By Len Monheit
Apparently, some time later today we’ll see whether the big get bigger or if there’s a new kid in town. Of course I’m referring to the closing date for bids for the assets of Leiner Health Products, with industry giant NBTY already vested with a $230 million qualifying bid. Rumor last week was that Perrigo had entered the game after securing a $200 million private placement from institutional investors and I’m sure its not only NBTY competitors or Leiner customers wondering who’s going to come out on top.
As I mentioned in my blog last week, there are at least two really critical issues that the current environment points out. The first is the size and market strength of NBTY, already proving ‘impactful’ on the market as a whole. With the assets of Leiner under its belt, obviously value chain clout increases significantly, measured as purchasing power and a number of other decision making capabilities.
One industry source I regard very highly had this to say:" The potential NBTY acquisition of Leiner provides both opportunity and obstacles to the entire industry. The resulting entity will be of such a size that it will both dominate and direct almost all levels of the industry either directly or indirectly. NBTY has already established itself as the largest and arguably the most efficient vertically integrated operation in the nutritional industry. The size and the efficiency of NBTY rival many organizations across a number of industries. NBTY is already a multiple of size to its next largest competitors so it stands to reason that this acquisition will clearly produce an organization that has exponential not incremental power and influence. It will be the mutual responsibility of suppliers, customers and NBTY to work cooperatively to insure the changed environment is one which supports long term growth and support of the entire industry. "
There is another aspect to this asset acquisition that bears watching as well. Currently, many of those owed money by Leiner are presumably in a state of uncertainty over the timing at very least of payment of their claims, if not the security of payment in general. In my blog, I pointed to the list of top 30 Largest Unsecured Claims (http://www.leinerinformation.com/1_10448.pdf - page 23 of the 27 page pdf.). This list makes interesting reading with several familiar names, and also provides some insights into the industry value chain. Presumably, there are also numerous other industry entities that didn’t quite make this list, all waiting with bated breath this week.

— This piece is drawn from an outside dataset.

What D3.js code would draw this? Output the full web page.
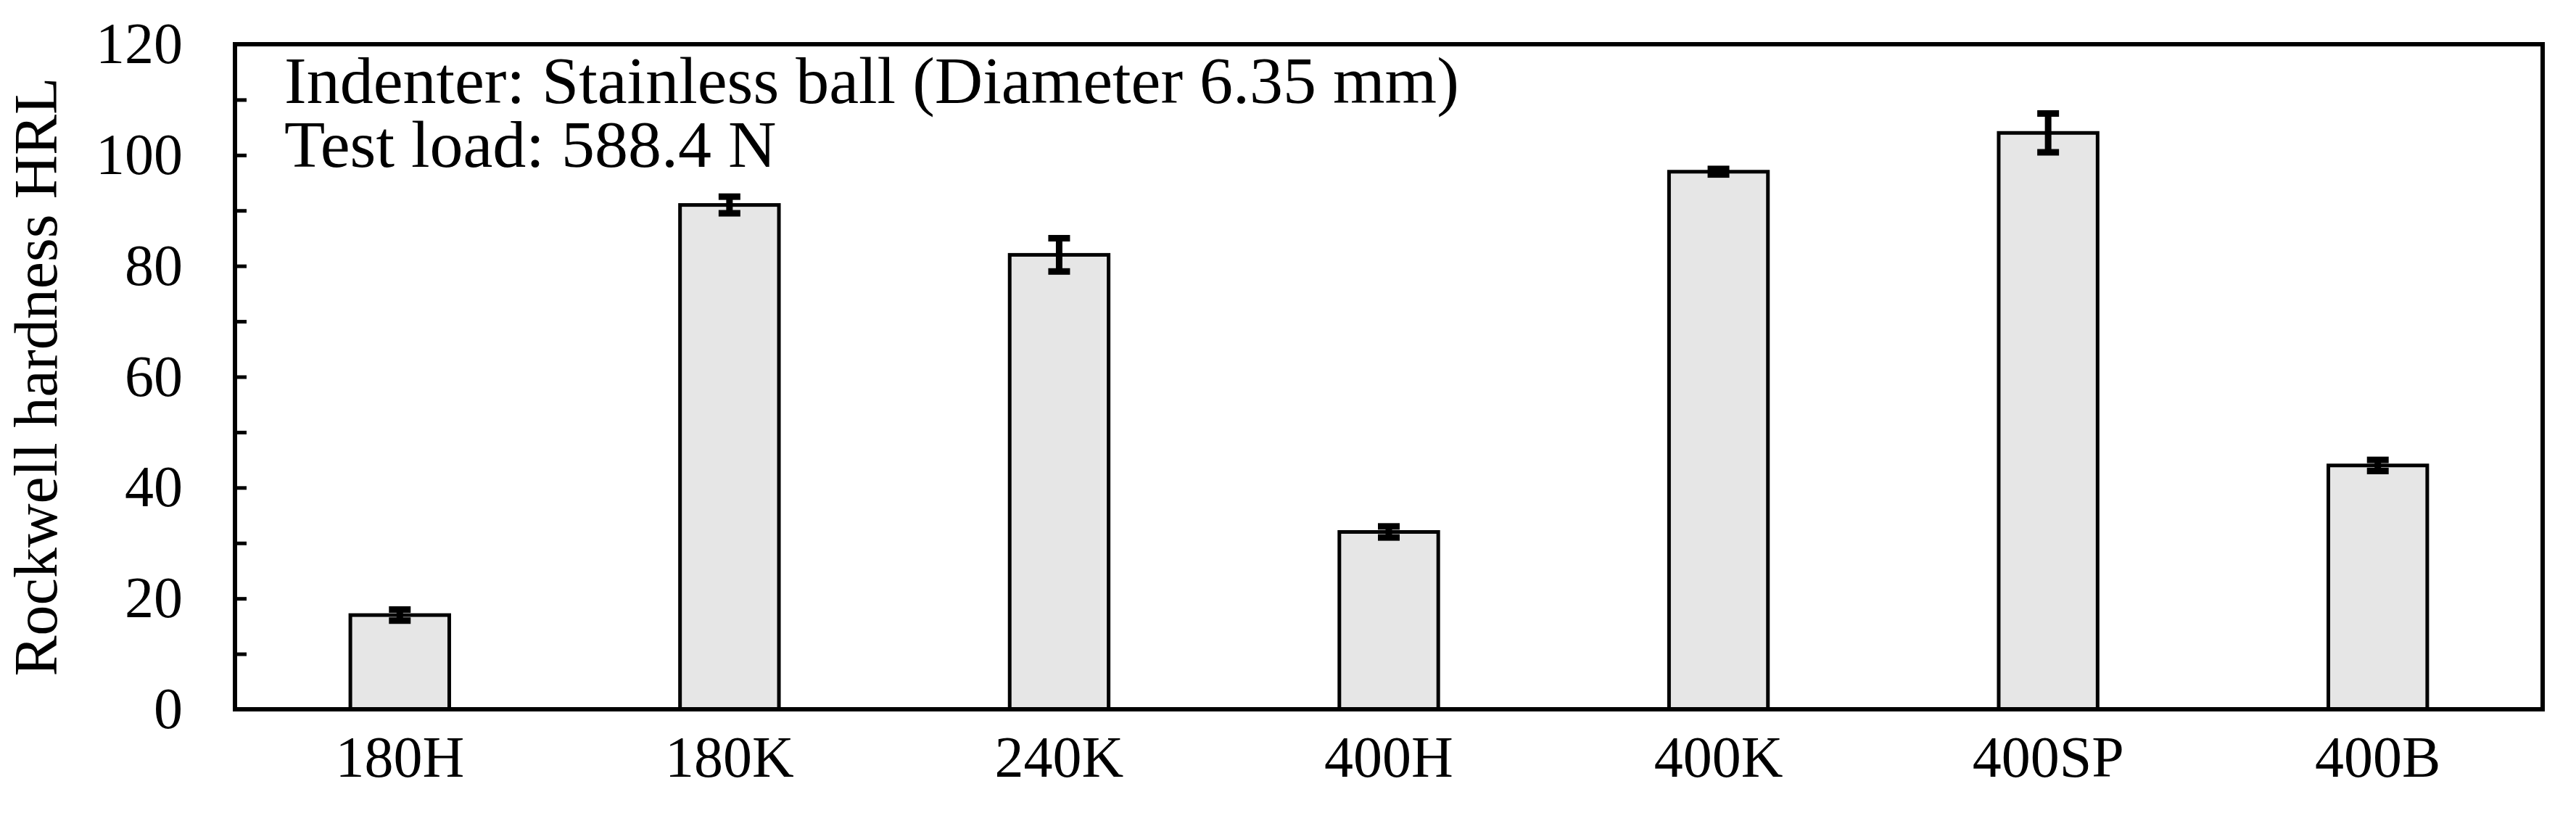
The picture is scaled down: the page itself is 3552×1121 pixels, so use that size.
<!DOCTYPE html>
<html><head><meta charset="utf-8">
<script src="https://cdn.jsdelivr.net/npm/d3@7"></script>
<style>body{margin:0;background:#fff}text{font-family:"Liberation Serif","DejaVu Serif",serif}</style>
</head><body>
<svg id="chart" width="3552" height="1121"></svg>
<script>
var categories = ['180H', '180K', '240K', '400H', '400K', '400SP', '400B'];
var hardness = [17, 91, 82, 32, 97, 104, 44];
var errors = [1, 1.5, 3, 1, 0.5, 3.5, 1];
var yTicks = [0, 20, 40, 60, 80, 100, 120];

var margin = {left: 324, right: 46, top: 61, bottom: 143};
var W = 3552, H = 1121;
var svg = d3.select('#chart');

var x = d3.scaleBand().domain(categories)
  .range([margin.left, W - margin.right]).paddingInner(0.7).paddingOuter(0.35);
var y = d3.scaleLinear().domain([0, 120]).range([H - margin.bottom, margin.top]);

// bars
svg.selectAll('.bar').data(categories).enter().append('rect')
  .attr('x', d => x(d))
  .attr('y', (d, i) => y(hardness[i]))
  .attr('width', x.bandwidth())
  .attr('height', (d, i) => y(0) - y(hardness[i]))
  .attr('fill', '#e6e6e6').attr('stroke', '#000').attr('stroke-width', 5);

// error bars
var eb = svg.selectAll('.err').data(categories).enter().append('g');
eb.append('line')
  .attr('x1', d => x(d) + x.bandwidth() / 2).attr('x2', d => x(d) + x.bandwidth() / 2)
  .attr('y1', (d, i) => y(hardness[i] - errors[i])).attr('y2', (d, i) => y(hardness[i] + errors[i]))
  .attr('stroke', '#000').attr('stroke-width', 9);
[-1, 1].forEach(s => {
  eb.append('line')
    .attr('x1', d => x(d) + x.bandwidth() / 2 - 15).attr('x2', d => x(d) + x.bandwidth() / 2 + 15)
    .attr('y1', (d, i) => y(hardness[i] + s * errors[i])).attr('y2', (d, i) => y(hardness[i] + s * errors[i]))
    .attr('stroke', '#000').attr('stroke-width', 9);
});

// frame
svg.append('rect')
  .attr('x', margin.left).attr('y', margin.top)
  .attr('width', W - margin.left - margin.right).attr('height', y(0) - margin.top)
  .attr('fill', 'none').attr('stroke', '#000').attr('stroke-width', 6);

// y axis with inward ticks
var yAxis = svg.append('g').attr('transform', 'translate(' + margin.left + ',0)')
  .call(d3.axisLeft(y).tickValues(d3.range(0, 121, 10)).tickSize(-16).tickFormat(d => yTicks.includes(d) ? d : '').tickPadding(72));
yAxis.select('.domain').remove();
yAxis.selectAll('.tick line').attr('stroke-width', 5);
yAxis.selectAll('text').attr('font-size', 80).attr('fill', '#000');

// x axis labels
var xAxis = svg.append('g').attr('transform', 'translate(0,' + y(0) + ')')
  .call(d3.axisBottom(x).tickSize(0).tickPadding(36));
xAxis.select('.domain').remove();
xAxis.selectAll('text').attr('font-size', 80).attr('fill', '#000');

svg.append('text').attr('transform', 'translate(78,' + (y(60)) + ') rotate(-90)')
  .attr('text-anchor', 'middle').attr('font-size', 84).text('Rockwell hardness HRL');

svg.append('text').attr('x', 392).attr('y', 142).attr('font-size', 92)
  .text('Indenter: Stainless ball (Diameter 6.35 mm)');
svg.append('text').attr('x', 392).attr('y', 230).attr('font-size', 92)
  .text('Test load: 588.4 N');
</script>
</body></html>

Several industry companies had refused to present terms to Leiner in recent months and had been operating on a COD basis to manage their exposure as the tale unraveled. Obviously these organizations are currently less vulnerable than others, proving that it takes more than a good product and appropriate marketing and opportunity in order to produce a business success. Considering that the demise of this iteration of Leiner stemmed ultimately from an FDA inspection and 483 notification of deficiency, can we attribute the current circumstances in whole or in part to the ‘Cost of Quality’ (or lack thereof)? In my mind, the answer is an unequivocal, yes. It’s ironic that these latest moves take place as the largest companies in our industry face the compliance date for supplement GMPs in two weeks. One thing I am certain of is that this won’t be the last ‘cost of quality’ we hear about.